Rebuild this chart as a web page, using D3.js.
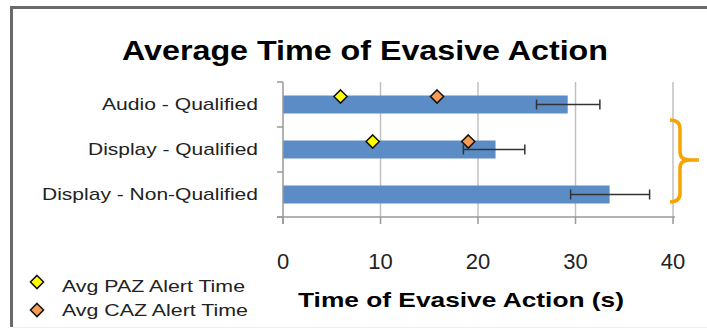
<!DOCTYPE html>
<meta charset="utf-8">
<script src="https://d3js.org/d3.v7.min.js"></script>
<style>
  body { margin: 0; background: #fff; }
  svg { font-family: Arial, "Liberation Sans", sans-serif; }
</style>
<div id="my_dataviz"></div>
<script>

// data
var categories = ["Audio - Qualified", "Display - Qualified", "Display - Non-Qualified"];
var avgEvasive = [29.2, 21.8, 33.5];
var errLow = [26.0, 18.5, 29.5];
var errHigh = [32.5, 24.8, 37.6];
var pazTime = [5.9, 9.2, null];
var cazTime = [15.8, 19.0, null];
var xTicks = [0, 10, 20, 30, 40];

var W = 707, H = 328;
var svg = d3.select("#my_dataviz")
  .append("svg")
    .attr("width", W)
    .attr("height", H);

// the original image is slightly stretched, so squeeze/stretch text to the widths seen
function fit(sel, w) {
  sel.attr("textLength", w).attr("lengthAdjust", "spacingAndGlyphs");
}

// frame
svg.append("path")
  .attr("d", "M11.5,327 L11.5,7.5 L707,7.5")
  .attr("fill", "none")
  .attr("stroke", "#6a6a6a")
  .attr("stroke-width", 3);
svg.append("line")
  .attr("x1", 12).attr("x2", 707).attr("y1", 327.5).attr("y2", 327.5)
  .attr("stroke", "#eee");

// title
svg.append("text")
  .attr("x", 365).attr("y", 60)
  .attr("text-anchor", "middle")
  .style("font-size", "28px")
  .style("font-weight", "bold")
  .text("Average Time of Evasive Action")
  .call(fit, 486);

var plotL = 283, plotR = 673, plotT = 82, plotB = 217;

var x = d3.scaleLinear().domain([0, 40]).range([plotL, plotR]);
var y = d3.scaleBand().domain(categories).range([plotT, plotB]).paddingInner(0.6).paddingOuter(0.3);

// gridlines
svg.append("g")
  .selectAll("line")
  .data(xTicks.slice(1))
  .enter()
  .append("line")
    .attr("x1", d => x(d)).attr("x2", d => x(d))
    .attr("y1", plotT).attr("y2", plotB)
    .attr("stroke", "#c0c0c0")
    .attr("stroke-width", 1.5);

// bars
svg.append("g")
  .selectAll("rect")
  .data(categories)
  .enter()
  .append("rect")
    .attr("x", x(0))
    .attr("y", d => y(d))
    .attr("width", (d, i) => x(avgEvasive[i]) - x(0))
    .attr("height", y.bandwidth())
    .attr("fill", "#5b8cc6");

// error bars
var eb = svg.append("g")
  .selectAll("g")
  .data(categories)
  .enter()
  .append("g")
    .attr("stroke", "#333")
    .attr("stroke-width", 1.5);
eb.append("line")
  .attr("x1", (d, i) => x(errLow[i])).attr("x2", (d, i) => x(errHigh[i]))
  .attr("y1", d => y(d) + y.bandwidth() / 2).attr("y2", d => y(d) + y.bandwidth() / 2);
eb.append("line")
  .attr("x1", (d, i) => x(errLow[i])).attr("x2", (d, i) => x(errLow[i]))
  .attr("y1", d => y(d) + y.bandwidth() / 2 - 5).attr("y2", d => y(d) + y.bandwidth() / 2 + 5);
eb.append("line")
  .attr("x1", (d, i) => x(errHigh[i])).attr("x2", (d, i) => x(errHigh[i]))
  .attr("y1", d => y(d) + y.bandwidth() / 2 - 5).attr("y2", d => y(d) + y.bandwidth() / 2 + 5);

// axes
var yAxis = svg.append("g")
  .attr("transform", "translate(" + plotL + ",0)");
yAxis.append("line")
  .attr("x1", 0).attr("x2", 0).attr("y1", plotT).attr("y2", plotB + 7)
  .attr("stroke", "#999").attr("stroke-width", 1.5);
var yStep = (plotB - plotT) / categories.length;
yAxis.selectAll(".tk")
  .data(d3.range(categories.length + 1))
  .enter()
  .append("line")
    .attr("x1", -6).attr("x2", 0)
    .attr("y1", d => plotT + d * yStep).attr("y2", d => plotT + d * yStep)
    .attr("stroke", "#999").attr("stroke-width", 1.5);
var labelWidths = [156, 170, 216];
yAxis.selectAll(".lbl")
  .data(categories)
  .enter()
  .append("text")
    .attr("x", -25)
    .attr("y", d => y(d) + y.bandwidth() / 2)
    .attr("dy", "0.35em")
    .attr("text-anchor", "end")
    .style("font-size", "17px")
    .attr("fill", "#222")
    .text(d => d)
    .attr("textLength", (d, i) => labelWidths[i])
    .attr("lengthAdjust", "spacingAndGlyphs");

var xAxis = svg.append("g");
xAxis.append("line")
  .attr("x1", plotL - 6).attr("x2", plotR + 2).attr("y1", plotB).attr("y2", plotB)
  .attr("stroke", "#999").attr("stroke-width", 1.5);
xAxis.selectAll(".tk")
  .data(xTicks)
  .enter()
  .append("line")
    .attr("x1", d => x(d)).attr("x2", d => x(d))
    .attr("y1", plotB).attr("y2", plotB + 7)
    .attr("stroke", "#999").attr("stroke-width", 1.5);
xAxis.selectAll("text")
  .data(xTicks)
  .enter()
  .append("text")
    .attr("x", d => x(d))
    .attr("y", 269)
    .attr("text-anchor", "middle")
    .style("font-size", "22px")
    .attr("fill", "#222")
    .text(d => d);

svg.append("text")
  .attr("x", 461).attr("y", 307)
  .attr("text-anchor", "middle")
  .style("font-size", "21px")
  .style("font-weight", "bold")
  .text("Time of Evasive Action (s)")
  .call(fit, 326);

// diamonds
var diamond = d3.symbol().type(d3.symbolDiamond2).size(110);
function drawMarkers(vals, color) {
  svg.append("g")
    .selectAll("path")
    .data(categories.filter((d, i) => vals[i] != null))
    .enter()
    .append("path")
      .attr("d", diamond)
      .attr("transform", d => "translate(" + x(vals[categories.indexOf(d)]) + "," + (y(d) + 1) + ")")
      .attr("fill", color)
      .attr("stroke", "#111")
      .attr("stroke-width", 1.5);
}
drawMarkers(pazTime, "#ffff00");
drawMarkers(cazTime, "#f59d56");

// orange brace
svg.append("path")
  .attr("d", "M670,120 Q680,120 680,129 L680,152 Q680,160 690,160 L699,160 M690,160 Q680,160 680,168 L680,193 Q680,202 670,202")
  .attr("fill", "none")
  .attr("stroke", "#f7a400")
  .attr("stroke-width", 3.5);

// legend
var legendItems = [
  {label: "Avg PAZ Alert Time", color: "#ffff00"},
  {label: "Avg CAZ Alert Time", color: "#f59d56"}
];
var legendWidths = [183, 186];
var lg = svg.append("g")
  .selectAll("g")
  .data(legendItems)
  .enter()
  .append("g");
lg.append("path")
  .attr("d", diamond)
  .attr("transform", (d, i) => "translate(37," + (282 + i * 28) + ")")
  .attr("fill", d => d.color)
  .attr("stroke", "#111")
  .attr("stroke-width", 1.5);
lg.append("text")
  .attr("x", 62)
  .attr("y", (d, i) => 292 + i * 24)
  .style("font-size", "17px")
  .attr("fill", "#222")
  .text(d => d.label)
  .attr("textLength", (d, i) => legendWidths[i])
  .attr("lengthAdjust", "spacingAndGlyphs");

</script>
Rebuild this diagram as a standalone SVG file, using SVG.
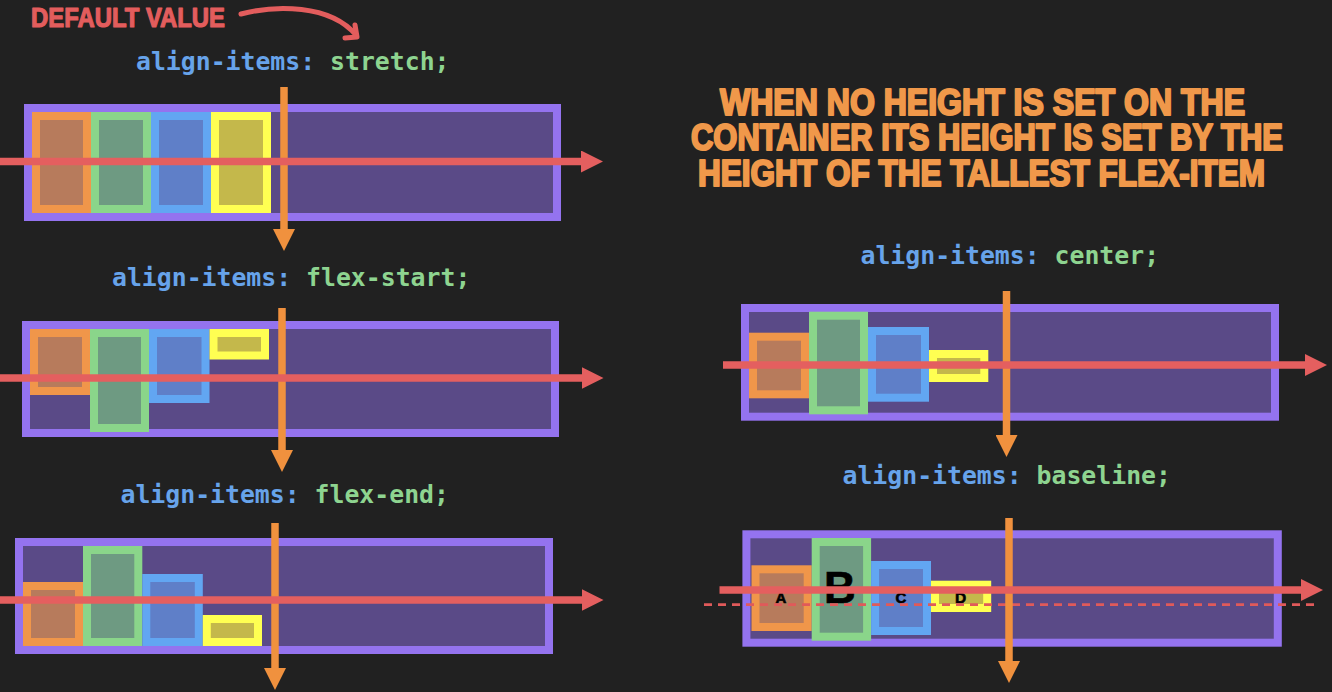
....................
• [Exercise task]: Extract all lines that hold the word "this".

• [The output]:
Rebuild this chart as a web page, using D3.js.
Rebuild this diagram as a standalone SVG file, using SVG.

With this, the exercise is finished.